I’m evaluating moving a few large tables worth of time-series data into QuestDB from Postgres. The data is strongly relational. For example, each row in a spreadsheet displayed also shows data from 3-5 of the foreign key relationships on the data. Only the data from these time-series tables would migrate to QuestDB, the rest would stay in Postgres.
Is there a supported or recommended way to JOIN, import, or otherwise emulate relationships like these?
Hi @Toruitas,
There is no ‘remote table’ concept in QuestDB at the moment.
On the application side, you can connect to both databases using Postgres connections, and then join it locally. You could then put an API in front of this so its opaque to the user.
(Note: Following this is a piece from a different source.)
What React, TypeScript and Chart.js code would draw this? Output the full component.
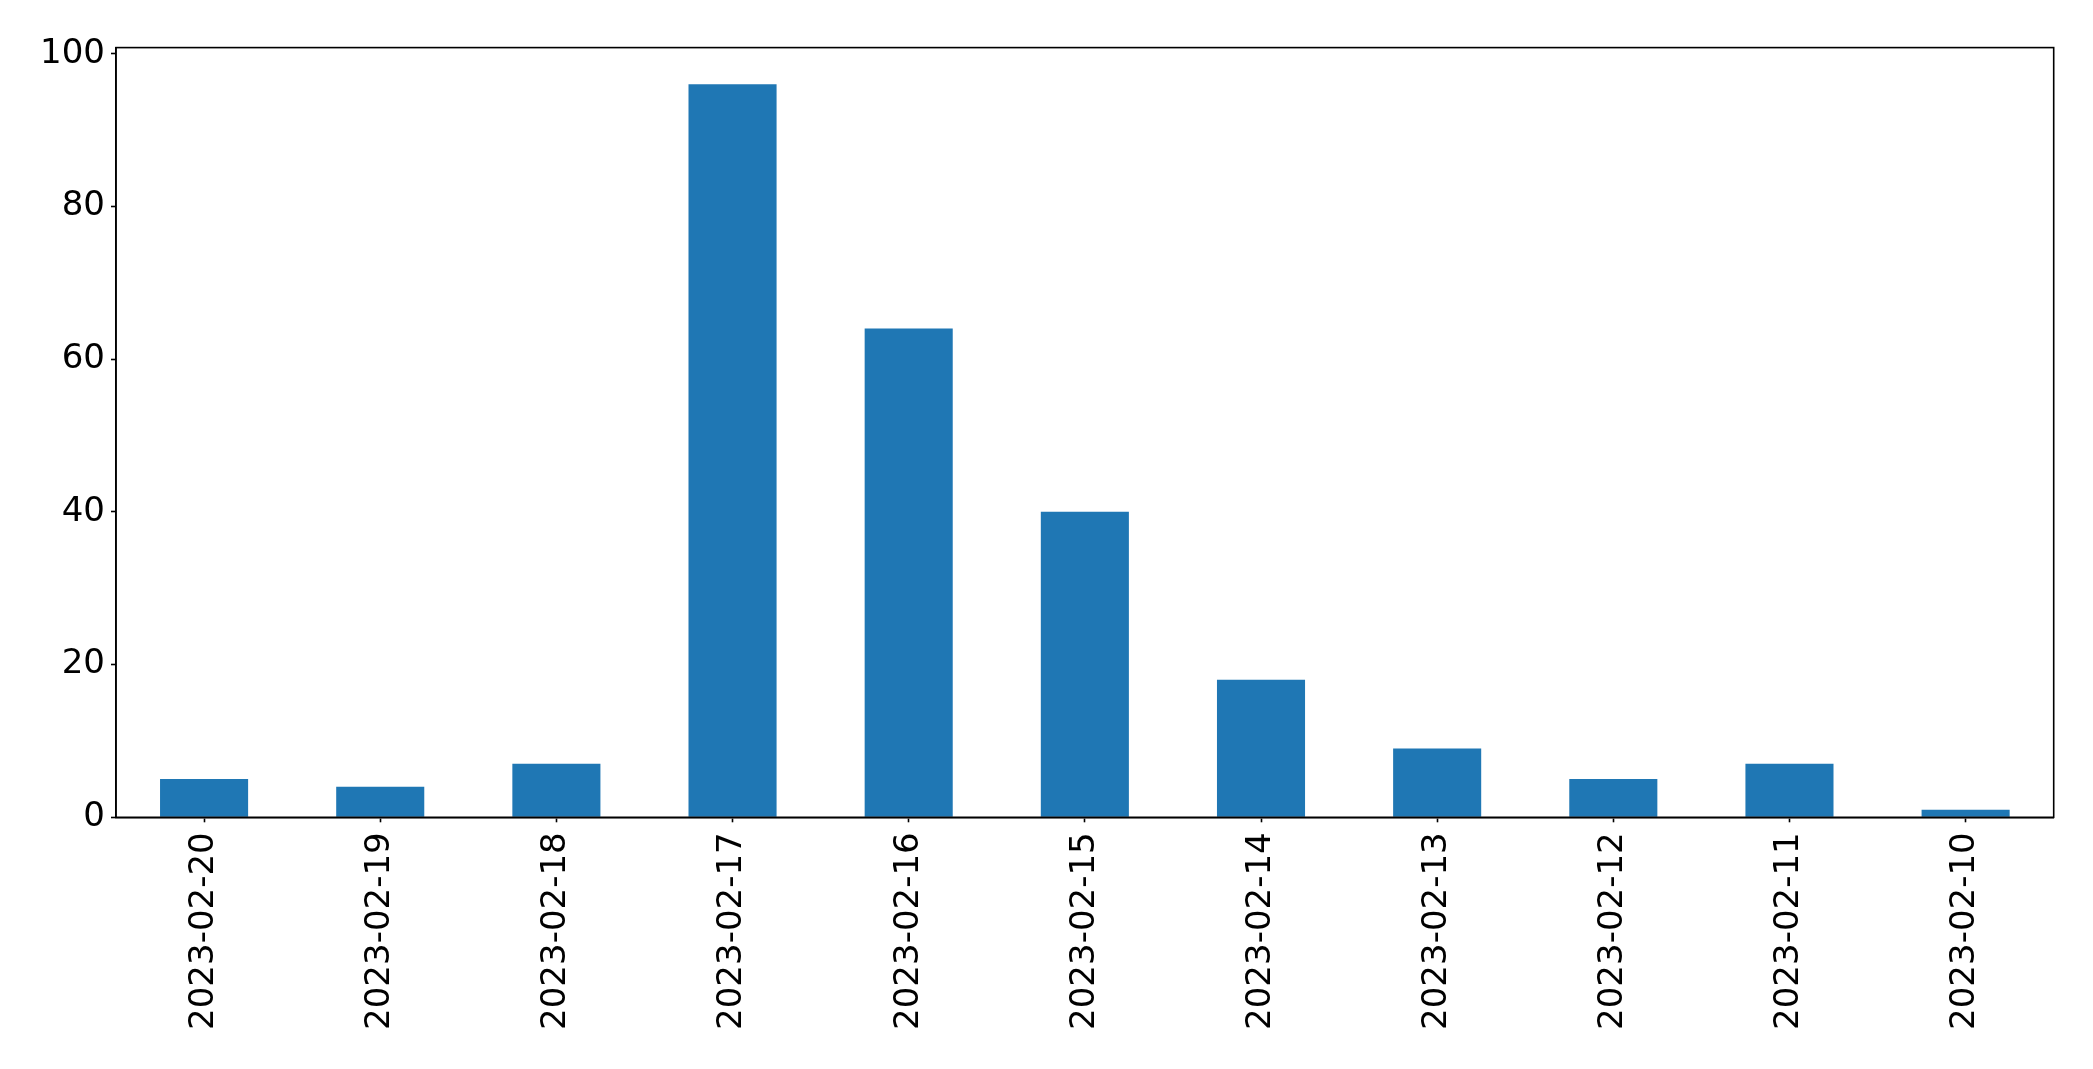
import React, { useEffect, useRef } from "react";
import { Chart, registerables } from "chart.js";

Chart.register(...registerables);

const categories = [
  "2023-02-20", "2023-02-19", "2023-02-18", "2023-02-17", "2023-02-16", "2023-02-15",
  "2023-02-14", "2023-02-13", "2023-02-12", "2023-02-11", "2023-02-10",
];
const counts = [5, 4, 7, 96, 64, 40, 18, 9, 5, 7, 1];
const yTicks = [0, 20, 40, 60, 80, 100];

const FONT = "'DejaVu Sans', sans-serif";

const framePlugin = {
  id: "frame",
  afterDraw(chart: any) {
    const { ctx, chartArea } = chart;
    ctx.save();
    ctx.strokeStyle = "#000";
    ctx.lineWidth = 1.6;
    ctx.strokeRect(chartArea.left, chartArea.top, chartArea.right - chartArea.left, chartArea.bottom - chartArea.top);
    ctx.restore();
  },
};

export default function App() {
  const ref = useRef<HTMLCanvasElement | null>(null);
  useEffect(() => {
    if (!ref.current) return;
    const chart = new Chart(ref.current, {
      type: "bar",
      data: {
        labels: categories,
        datasets: [
          {
            data: counts,
            backgroundColor: "#1f77b4",
            borderWidth: 0,
            categoryPercentage: 1,
            barPercentage: 0.5,
          },
        ],
      },
      options: {
        animation: false,
        responsive: true,
        maintainAspectRatio: false,
        layout: { padding: { left: 0, top: 47.6, right: 39.3, bottom: 0 } },
        plugins: { legend: { display: false }, tooltip: { enabled: false } },
        scales: {
          x: {
            offset: true,
            grid: { display: true, offset: false, drawOnChartArea: false, drawTicks: true, tickLength: 5, tickColor: "#000", tickWidth: 1.6 },
            border: { display: true, color: "#000", width: 1.6 },
            ticks: { color: "#000", font: { family: FONT, size: 34 }, minRotation: 90, maxRotation: 90, padding: 10, autoSkip: false },
            afterFit(scale: any) {
              scale.height = 1069 - 817.3;
            },
          },
          y: {
            min: 0,
            max: 100.8,
            grid: { display: true, drawOnChartArea: false, drawTicks: true, tickLength: 5, tickColor: "#000", tickWidth: 1.6 },
            border: { display: true, color: "#000", width: 1.6 },
            ticks: { color: "#000", font: { family: FONT, size: 34 }, padding: 6 },
            afterBuildTicks(scale: any) {
              scale.ticks = yTicks.map((v) => ({ value: v }));
            },
            afterFit(scale: any) {
              scale.width = 116;
            },
          },
        },
      },
      plugins: [framePlugin],
    });
    return () => chart.destroy();
  }, []);
  return (
    <div style={{ position: "absolute", left: 0, top: 0, width: 2093, height: 1069, background: "#fff" }}>
      <canvas ref={ref} />
    </div>
  );
}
The corresponding foreign keys can be stored in whatever format is appropriate - LONG, UUID, SYMBOl etc.
For data import, you can use copy sql or send multiple CSVs in parallel over REST. Alternatively, you can read from the Postgres database and submit data through one of other the ingestion APIs.
In the next release (imminent), we will release a function to read Parquet files. If your setup allows for Parquet export, you could try exporting to a Parquet file, creating a new table, and then ingesting it using an INSERT INTO SELECT
statement, something like:
INSERT INTO my_table SELECT * FROM read_parquet('file.parquet')
Let us know how you get on and if you have any more questions!
Could you elaborate a bit more on your suggested local joins approach? Does this indicate creating a temporary table in either Postgres or QuestDB, or something a bit closer to the application like loading data from both DBs into one Pandas dataframe?
Thanks for your tips!
Yes, loading it into the application (assuming dataset fits in memory) and joining with Pandas/Polars/your library of choice.
You can use SAMPLE BY to downsample data from QuestDB first and reduce how much data you need to transfer. For example, you might have data every 1 second, but only really need it every 30 seconds. So you can SAMPLE BY 30s and transfer 30x less data.
If data does not fit in memory, then for now you’d need to transfer the data (or sub-sampled data) into another persistent store for querying. We are actively working on better options for the future.
Thank you very much! That’s very helpful, enough to get started with.
Let me know if you have any further questions!